= Bogus pipeline =

Fake polygraph used to bring out honesty

The bogus pipeline is an augmented polygraph, a pseudoscientific device or procedure used to purportedly detect lies. The polygraph is used to get participants to truthfully respond to emotional/affective questions in a survey. It is a technique used by social psychologists to reduce false answers when attempting to collect self-report data. As an example, social desirability is a common reason for skewed survey results.

The bogus pipeline was first used in the spring of 1971 by psychology professor Harold Sigall at the University of Rochester. He wanted to know if prejudices of white people towards black people had really declined, as surveys reported, or if they were secretly still in force. Today, the bogus pipeline is still used when trying to measure an individual's affect or attitudes toward certain stimuli.

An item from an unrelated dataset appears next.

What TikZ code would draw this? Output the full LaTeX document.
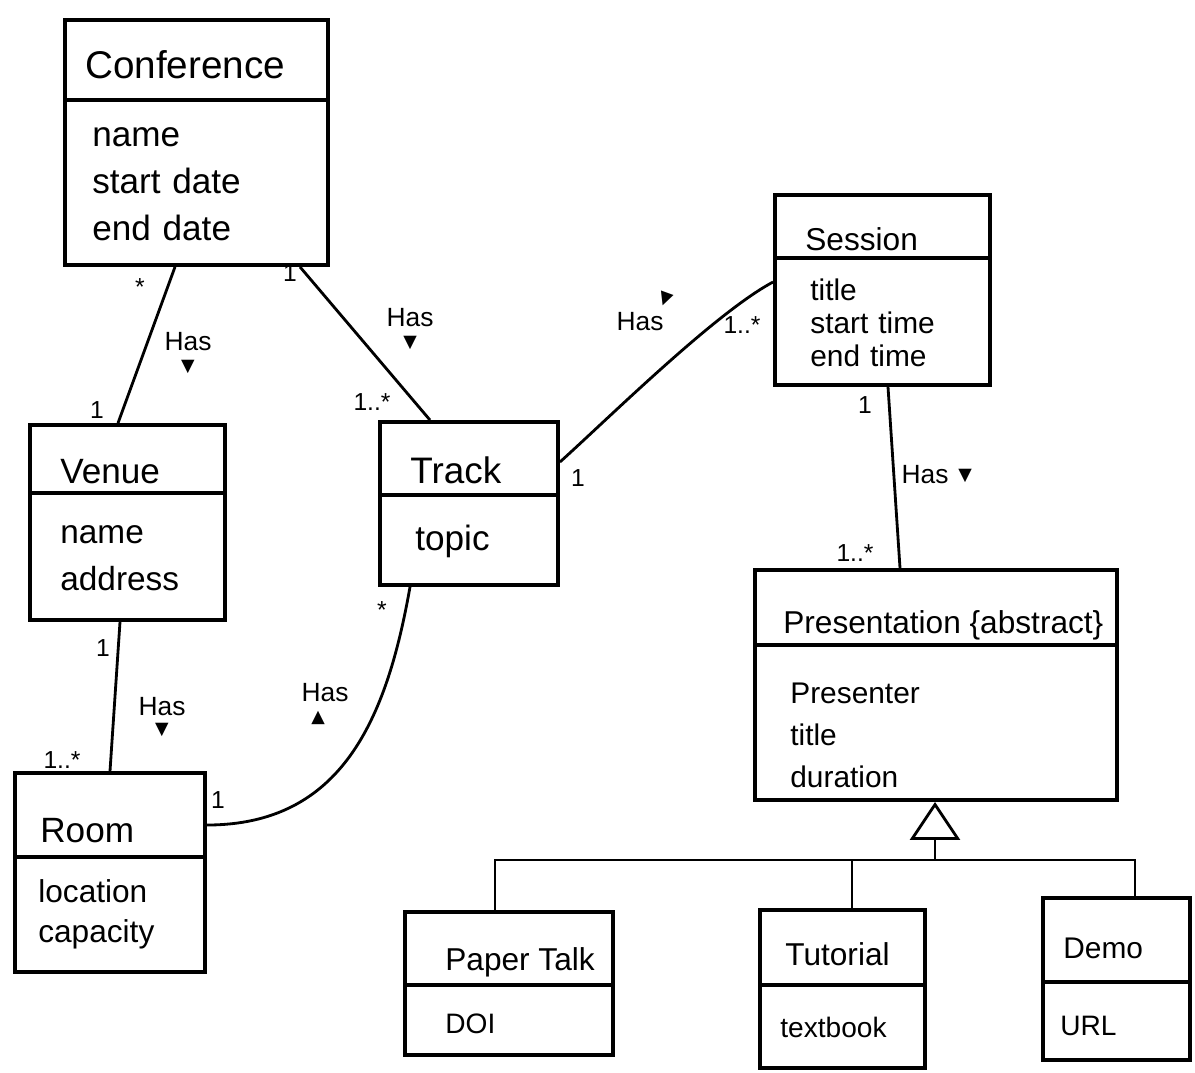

In this technique, the person whose attitude or emotion is being measured is told that they are being monitored by a machine or a polygraph lie detector, resulting in more truthful answers. The electrodes and wires that are connected to this individual, however, are not activated. Regardless, participants tend to reveal their true feelings and attitudes because they believe they are being monitored and that the real answers will surface regardless of their response. The bogus pipeline can be used to reduce bias because most people do not want to be "second-guessed" by a machine; it is assumed that people would be motivated to choose the "correct" answer so as not to show an incongruence in attitude.